##### Extracted entries

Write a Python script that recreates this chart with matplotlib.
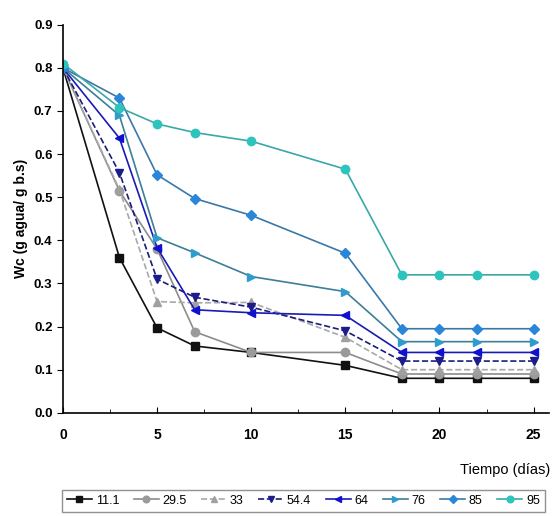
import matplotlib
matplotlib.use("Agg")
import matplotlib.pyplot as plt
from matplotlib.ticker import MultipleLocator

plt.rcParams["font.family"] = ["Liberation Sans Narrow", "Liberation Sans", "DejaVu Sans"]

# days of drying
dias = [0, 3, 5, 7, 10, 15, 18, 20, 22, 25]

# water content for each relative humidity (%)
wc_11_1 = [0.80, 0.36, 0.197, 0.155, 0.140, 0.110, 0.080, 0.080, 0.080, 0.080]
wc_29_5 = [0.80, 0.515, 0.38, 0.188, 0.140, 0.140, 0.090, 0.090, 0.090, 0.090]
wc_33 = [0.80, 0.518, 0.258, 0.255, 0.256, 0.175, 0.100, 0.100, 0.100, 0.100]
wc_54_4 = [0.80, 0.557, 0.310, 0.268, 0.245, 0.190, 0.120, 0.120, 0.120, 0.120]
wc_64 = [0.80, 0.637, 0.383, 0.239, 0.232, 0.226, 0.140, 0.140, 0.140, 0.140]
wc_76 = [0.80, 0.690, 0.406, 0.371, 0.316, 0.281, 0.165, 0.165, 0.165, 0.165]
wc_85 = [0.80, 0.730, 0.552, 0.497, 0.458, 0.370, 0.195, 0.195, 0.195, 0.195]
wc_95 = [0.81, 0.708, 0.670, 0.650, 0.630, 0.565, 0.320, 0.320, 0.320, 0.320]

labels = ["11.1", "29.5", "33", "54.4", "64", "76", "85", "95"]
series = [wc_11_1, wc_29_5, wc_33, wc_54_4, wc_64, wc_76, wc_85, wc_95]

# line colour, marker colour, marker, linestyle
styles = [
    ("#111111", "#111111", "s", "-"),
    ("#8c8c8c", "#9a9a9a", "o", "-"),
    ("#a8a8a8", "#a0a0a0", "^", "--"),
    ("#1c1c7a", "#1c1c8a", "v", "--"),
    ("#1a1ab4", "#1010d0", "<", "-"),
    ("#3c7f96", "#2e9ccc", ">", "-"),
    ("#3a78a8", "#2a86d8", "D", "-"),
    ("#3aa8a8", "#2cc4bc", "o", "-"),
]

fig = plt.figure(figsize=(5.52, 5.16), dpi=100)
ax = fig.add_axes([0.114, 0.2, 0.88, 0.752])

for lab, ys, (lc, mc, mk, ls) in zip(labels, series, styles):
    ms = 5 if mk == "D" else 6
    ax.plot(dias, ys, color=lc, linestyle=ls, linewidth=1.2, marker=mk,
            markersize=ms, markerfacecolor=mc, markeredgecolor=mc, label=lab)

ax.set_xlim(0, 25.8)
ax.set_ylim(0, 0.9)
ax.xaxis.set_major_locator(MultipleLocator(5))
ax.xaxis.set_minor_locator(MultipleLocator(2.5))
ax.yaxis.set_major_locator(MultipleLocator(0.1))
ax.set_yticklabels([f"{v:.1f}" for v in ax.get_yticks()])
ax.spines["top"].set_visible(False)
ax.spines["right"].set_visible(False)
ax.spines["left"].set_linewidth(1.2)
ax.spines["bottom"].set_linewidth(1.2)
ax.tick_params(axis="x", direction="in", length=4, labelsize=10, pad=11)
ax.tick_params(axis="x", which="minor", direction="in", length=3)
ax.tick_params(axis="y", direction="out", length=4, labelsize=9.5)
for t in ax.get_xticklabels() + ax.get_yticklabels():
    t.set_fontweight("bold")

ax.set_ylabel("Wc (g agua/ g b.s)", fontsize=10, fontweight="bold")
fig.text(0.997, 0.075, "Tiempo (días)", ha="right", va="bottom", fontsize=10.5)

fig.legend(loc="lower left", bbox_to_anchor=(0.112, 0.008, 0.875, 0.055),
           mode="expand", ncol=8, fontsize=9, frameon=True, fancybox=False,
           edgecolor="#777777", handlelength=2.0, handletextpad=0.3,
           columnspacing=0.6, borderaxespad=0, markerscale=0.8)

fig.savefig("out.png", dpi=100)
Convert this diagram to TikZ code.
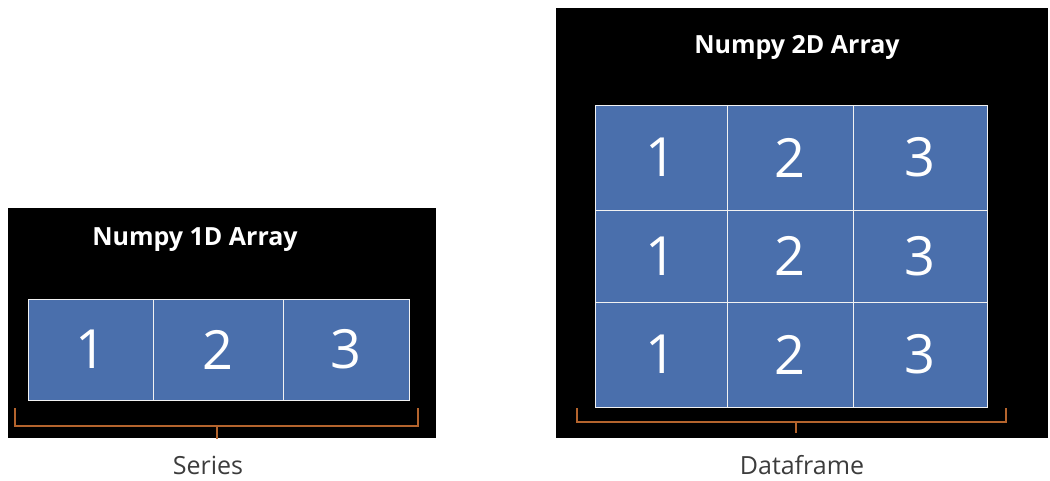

##########

• **Exercise brief**: Find the word "this" in the entries above and gather every line that holds it.

• **Written solution**:
Write a Python script that recreates this chart with matplotlib.
Convert this diagram to TikZ code.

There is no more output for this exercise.